The Boston Harbor region is home to some of the cleanest urban beaches in the nation, with an overall water quality score of 95% for 2018, which is very good news.
During periods of dry weather, water quality on most of our public beaches from Nahant to Nantasket is great. However some of our beaches do better than others after summer rains, when contaminated storm water makes some area beaches unsafe for swimming for two tide cycles, about 24 hours.
That's why Save the Harbor/Save the Bay and our Beaches Science Advisory Committee is working closely with federal, state and local officials and the region's residents to identify and address conditions which can prevent the public from enjoying the benefits of our region's $5 billion investment in clean water.
So how should you decide when it is safe to swim on your favorite beach?
According to Save the Harbor/Save the Bay's most recent Beach Water Quality Report Card, seven of the region's 13 public beaches (including beaches in Nahant, Revere, Winthrop, South Boston, Dorchester and Hull) scored a perfect 100% in 2018, and are safe for swimming all summer long, no matter what the weather has been.
Two of our beaches, King's Beach in Lynn and Swampscott, and Tenean Beach in Dorchester, are still frequently unsafe for swimming after even small summer storms. Though Lynn, Swampscott and Boston are each making progress identifying and correcting sources of contamination, there is still more work to do
Other area beaches, including Constitution Beach in East Boston, Malibu Beach in Dorchester, and Wollaston Beach in Quincy are still sometimes unsafe for swimming after frequent or intense summer storms.

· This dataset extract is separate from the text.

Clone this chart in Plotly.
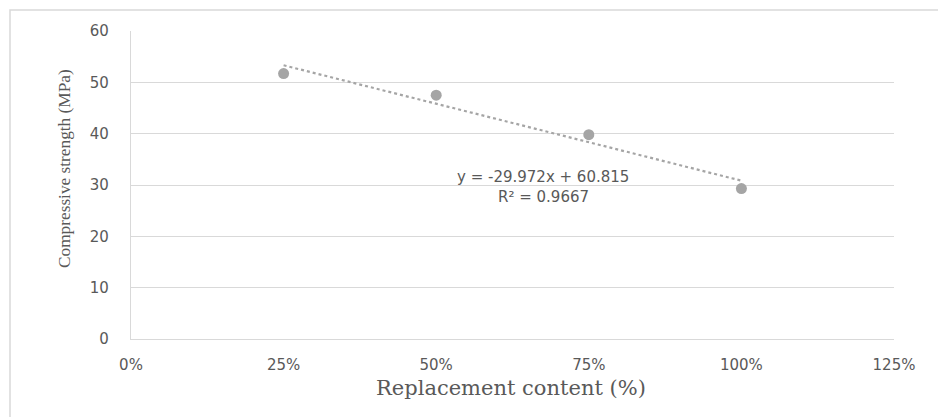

Though the beach flagging system is useful, it is not perfect. It takes 24 hours for the results of a water quality test to be developed and posted on the beach, so a blue flag on the beach today means that the water was clean yesterday when it was tested, while a red flag today means that the water was dirty yesterday, though it may be safe for swimming today.
Here are our recommendations to help you make an informed decision on when and where to swim after a summer rain, based on our analysis of the scientific data and common sense.

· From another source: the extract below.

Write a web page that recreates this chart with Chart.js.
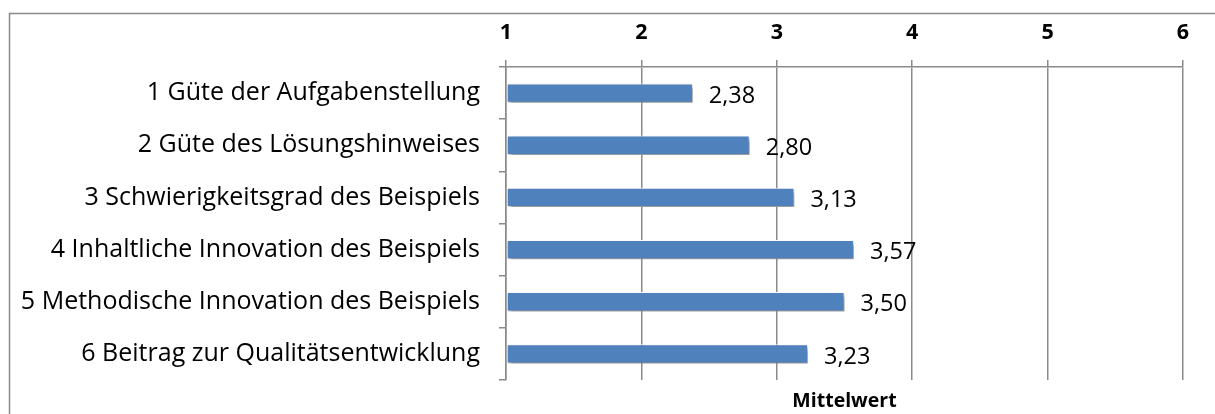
<!DOCTYPE html>
<html>
<head>
<meta charset="utf-8">
<script src="https://cdn.jsdelivr.net/npm/chart.js@4/dist/chart.umd.min.js"></script>
<style>
html,body{margin:0;padding:0;background:#fff;}
#wrap{position:relative;width:1215px;height:414px;}
</style>
</head>
<body>
<div id="wrap"><canvas id="c" width="1215" height="414"></canvas></div>
<script>
const categories = [
  "1 Güte der Aufgabenstellung",
  "2 Güte des Lösungshinweises",
  "3 Schwierigkeitsgrad des Beispiels",
  "4 Inhaltliche Innovation des Beispiels",
  "5 Methodische Innovation des Beispiels",
  "6 Beitrag zur Qualitätsentwicklung"
];
const means = [2.38, 2.80, 3.13, 3.57, 3.50, 3.23];
const axisMin = 1;
const axisMax = 6;
const axisTitle = "Mittelwert";

const FONT = "'Open Sans', Lato, sans-serif";
const GRID = "#8a8a8a";

const frame = {
  id: 'frame',
  beforeDraw(chart) {
    const ctx = chart.ctx;
    ctx.save();
    ctx.strokeStyle = GRID;
    ctx.lineWidth = 1.5;
    ctx.beginPath();
    ctx.moveTo(9.5, 420);
    ctx.lineTo(9.5, 13.5);
    ctx.lineTo(1220, 13.5);
    ctx.stroke();
    ctx.restore();
  }
};

const barShadow = {
  id: 'barShadow',
  beforeDatasetDraw(chart) {
    const ctx = chart.ctx;
    ctx.save();
    ctx.shadowColor = 'rgba(0,0,0,0.45)';
    ctx.shadowBlur = 4;
    ctx.shadowOffsetX = 2;
    ctx.shadowOffsetY = 3;
  },
  afterDatasetDraw(chart) {
    chart.ctx.restore();
  }
};

const valueLabels = {
  id: 'valueLabels',
  afterDatasetsDraw(chart) {
    const ctx = chart.ctx;
    const meta = chart.getDatasetMeta(0);
    ctx.save();
    ctx.font = "23.5px " + FONT;
    ctx.fillStyle = "#000";
    ctx.textAlign = "left";
    ctx.textBaseline = "middle";
    meta.data.forEach((bar, i) => {
      const txt = means[i].toFixed(2).replace('.', ',');
      ctx.fillText(txt, bar.x + 16, bar.y + 3);
    });
    ctx.restore();
  }
};

new Chart(document.getElementById('c'), {
  type: 'bar',
  data: {
    labels: categories,
    datasets: [{
      data: means,
      base: axisMin,
      backgroundColor: '#4f81bd',
      borderColor: '#ffffff',
      borderWidth: 1,
      borderSkipped: false,
      categoryPercentage: 1,
      barPercentage: 0.37
    }]
  },
  options: {
    indexAxis: 'y',
    responsive: false,
    animation: false,
    layout: { padding: { left: 0, right: 32, top: 0, bottom: 0 } },
    plugins: {
      legend: { display: false },
      tooltip: { enabled: false }
    },
    scales: {
      x: {
        position: 'top',
        min: axisMin,
        max: axisMax,
        ticks: {
          stepSize: 1,
          padding: 14,
          color: '#000',
          font: { family: FONT, size: 21.5, weight: 'bold' }
        },
        grid: { color: GRID, lineWidth: 1.5, tickLength: 7 },
        border: { color: GRID, width: 1.5 },
        afterFit(s) { s.height = 67; }
      },
      x2: {
        position: 'bottom',
        type: 'linear',
        min: axisMin,
        max: axisMax,
        ticks: { display: false },
        grid: { display: false },
        border: { display: false },
        title: {
          display: true,
          text: axisTitle,
          color: '#000',
          padding: { top: 0, bottom: 0 },
          font: { family: FONT, size: 19.5, weight: 'bold' }
        },
        afterFit(s) { s.height = 33; }
      },
      y: {
        ticks: {
          padding: 19,
          color: '#000',
          font: { family: FONT, size: 25 }
        },
        grid: { drawOnChartArea: false, color: GRID, lineWidth: 1.5, tickLength: 7, offset: true },
        border: { color: GRID, width: 1.5 },
        afterFit(s) { s.width = 506; }
      }
    }
  },
  plugins: [frame, barShadow, valueLabels]
});
</script>
</body>
</html>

- During dry weather - with no rain for the previous 24 hours - it is usually safe to swim on any of the region's 13 public beaches from Nahant to Nantasket.
- We recommend that you exercise caution and avoid swimming for 24 hours after intense summer storms with more than 1 inch of rain on all but the cleanest beaches.

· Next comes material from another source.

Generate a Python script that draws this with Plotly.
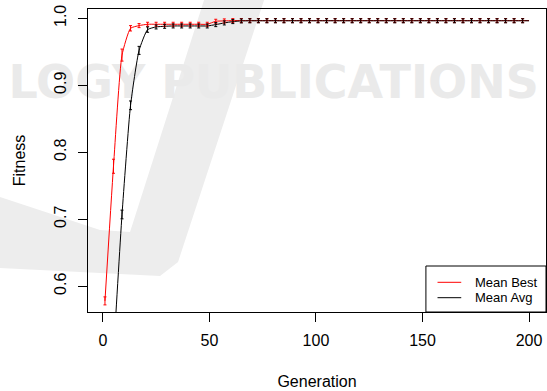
import plotly.graph_objects as go

# ---- data ----
gens = [1, 5, 9, 13, 17, 21, 25, 29, 33, 37, 41, 45, 49, 53, 57, 61, 65, 69, 73, 77,
        81, 85, 89, 93, 97, 101, 105, 109, 113, 117, 121, 125, 129, 133, 137, 141, 145,
        149, 153, 157, 161, 165, 169, 173, 177, 181, 185, 189, 193, 197, 200]

mean_best = [0.578, 0.779, 0.945, 0.985, 0.989, 0.991, 0.991, 0.991, 0.991, 0.991,
             0.991, 0.991, 0.991, 0.9955, 0.996, 0.9965, 0.9965, 0.9965, 0.9965, 0.9965,
             0.9965, 0.9965, 0.9965, 0.9965, 0.9965, 0.9965, 0.9965, 0.9965, 0.9965, 0.9965,
             0.9965, 0.9965, 0.9965, 0.9965, 0.9965, 0.9965, 0.9965, 0.9965, 0.9965, 0.9965,
             0.9965, 0.9965, 0.9965, 0.9965, 0.9965, 0.9965, 0.9965, 0.9965, 0.9965, 0.9965,
             0.9965]
best_err = [0.006, 0.0105, 0.009, 0.004, 0.003, 0.003, 0.003, 0.003, 0.003, 0.003,
            0.003, 0.003, 0.003, 0.003, 0.003, 0.003, 0.003, 0.003, 0.003, 0.003,
            0.003, 0.003, 0.003, 0.003, 0.003, 0.003, 0.003, 0.003, 0.003, 0.003,
            0.003, 0.003, 0.003, 0.003, 0.003, 0.003, 0.003, 0.003, 0.003, 0.003,
            0.003, 0.003, 0.003, 0.003, 0.003, 0.003, 0.003, 0.003, 0.003, 0.003]

mean_avg = [0.30, 0.50, 0.707, 0.870, 0.952, 0.983, 0.987, 0.988, 0.9885, 0.9885,
            0.9885, 0.9885, 0.9885, 0.9905, 0.993, 0.995, 0.996, 0.9962, 0.9962, 0.9962,
            0.9962, 0.9962, 0.9962, 0.9962, 0.9962, 0.9962, 0.9962, 0.9962, 0.9962, 0.9962,
            0.9962, 0.9962, 0.9962, 0.9962, 0.9962, 0.9962, 0.9962, 0.9962, 0.9962, 0.9962,
            0.9962, 0.9962, 0.9962, 0.9962, 0.9962, 0.9962, 0.9962, 0.9962, 0.9962, 0.9962,
            0.9962]
avg_err = [0.01, 0.01, 0.0065, 0.0065, 0.006, 0.004, 0.003, 0.003, 0.003, 0.003,
           0.003, 0.003, 0.003, 0.003, 0.003, 0.003, 0.003, 0.003, 0.003, 0.003,
           0.003, 0.003, 0.003, 0.003, 0.003, 0.003, 0.003, 0.003, 0.003, 0.003,
           0.003, 0.003, 0.003, 0.003, 0.003, 0.003, 0.003, 0.003, 0.003, 0.003,
           0.003, 0.003, 0.003, 0.003, 0.003, 0.003, 0.003, 0.003, 0.003, 0.003]

series_names = ["Mean Best", "Mean Avg"]
series_colors = ["#ff0000", "#000000"]

x_ticks = [0, 50, 100, 150, 200]
y_ticks = [0.6, 0.7, 0.8, 0.9, 1.0]
y_ticktext = ["0.6", "0.7", "0.8", "0.9", "1.0"]

FONT = "Liberation Sans, Arial, Helvetica, sans-serif"
W, H = 547, 391
# plot-area edges in pixels
PL, PR, PT, PB = 88, 545.7, 9, 312


def px(x):
    return (x - PL) / (PR - PL)


def py(y):
    return (PB - y) / (PB - PT)


fig = go.Figure()

# lines
for vals, name, col in zip([mean_best, mean_avg], series_names, series_colors):
    fig.add_trace(go.Scatter(x=gens, y=vals, mode="lines", name=name, showlegend=False,
                             line=dict(color=col, width=1, shape="spline", smoothing=0.5)))

# error bars (every 4th generation)
n = len(best_err)
for vals, errs, col in zip([mean_best, mean_avg], [best_err, avg_err], series_colors):
    fig.add_trace(go.Scatter(x=gens[:n], y=vals[:n], mode="markers", showlegend=False,
                             marker=dict(size=1, color=col, opacity=0),
                             error_y=dict(type="data", array=errs, visible=True,
                                          color=col, thickness=1, width=1.5)))

# faint publisher watermark behind the chart
WM = "#ededed"
band = [(204, 0), (264, 0), (178, 262), (160, 276), (0, 268), (0, 197),
        (100, 230), (130, 232)]
path = "M " + " L ".join(f"{px(a):.4f},{py(b):.4f}" for a, b in band) + " Z"
shapes = [
    dict(type="path", xref="paper", yref="paper", path=path, fillcolor=WM,
         line=dict(width=0), layer="below"),
    dict(type="rect", xref="paper", yref="paper", x0=px(0), x1=px(547),
         y0=py(100), y1=py(58), line=dict(width=0), fillcolor="rgba(0,0,0,0)",
         layer="below",
         label=dict(text="<b>LOGY PUBLICATIONS</b>", textposition="middle center",
                    font=dict(family="DejaVu Sans", size=46, color="#eaeaea"))),
]

# R-style legend box (bottom right)
annotations = []
shapes.append(dict(type="rect", xref="paper", yref="paper",
                   x0=px(425.7), x1=1, y0=0, y1=py(266),
                   fillcolor="white", line=dict(color="black", width=1), layer="above"))
for i, (name, col) in enumerate(zip(series_names, series_colors)):
    ly = 282.3 + i * 15.4
    shapes.append(dict(type="line", xref="paper", yref="paper",
                       x0=px(437.3), x1=px(461), y0=py(ly), y1=py(ly),
                       line=dict(color=col, width=1), layer="above"))
    annotations.append(dict(xref="paper", yref="paper", x=px(472.3), y=py(ly),
                            xanchor="left", yanchor="middle", text=name,
                            showarrow=False,
                            font=dict(family=FONT, size=13, color="black")))

fig.update_layout(
    width=W, height=H,
    margin=dict(l=PL, r=W - PR, t=PT, b=H - PB),
    paper_bgcolor="white", plot_bgcolor="rgba(0,0,0,0)",
    font=dict(family=FONT, size=16, color="black"),
    shapes=shapes, annotations=annotations,
    showlegend=False,
)

fig.update_xaxes(range=[-6.96, 207.96], tickvals=x_ticks, ticks="outside", ticklen=9,
                 tickcolor="black", showline=True, linecolor="black", linewidth=1,
                 mirror=True, showgrid=False, zeroline=False, ticklabelstandoff=5,
                 tickfont=dict(family=FONT, size=16),
                 title=dict(text="Generation", font=dict(family=FONT, size=16), standoff=27))
fig.update_yaxes(range=[0.5614, 1.0138], tickvals=y_ticks, ticktext=y_ticktext,
                 ticks="outside", ticklen=9, tickangle=-90,
                 tickcolor="black", showline=True, linecolor="black", linewidth=1,
                 mirror=True, showgrid=False, zeroline=False, ticklabelstandoff=6,
                 tickfont=dict(family=FONT, size=16),
                 title=dict(text="Fitness", font=dict(family=FONT, size=16), standoff=21))

fig.write_html("out.html", config={"displayModeBar": False},
               post_script="document.body.style.margin='0';"
                           "document.body.style.overflow='hidden';")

- Based on our analysis of water quality data since 2013, you can almost always safely swim at Nahant Beach, Revere Beach, Winthrop Beach, M Street Beach, City Point Beach, Pleasure Bay, Carson Beach, Savin Hill Beach and Nantasket Beach.
- We recommend that you stay out of the water for 24 hours after rain at King's Beach in Lynn and Swampscott, Short Beach in Revere, Tenean Beach in Dorchester, and Wollaston Beach in Quincy.
You can find the results of the most recent water quality tests for your beach at the Department of Public Health's website at https://ma-beaches.healthinspections.us/beaches.cfm?showsearch=1
Here's a useful link to the National Weather Service's daily climate report, which includes recent rainfall amounts at Logan Airport, though local rainfall amounts may vary. https://w2.weather.gov/climate/index.php?wfo=box
After a very rainy June, it looks like it is going to be near perfect beach weather this week. All of us at Save the Harbor/Save the Bay hope to see you on the beach!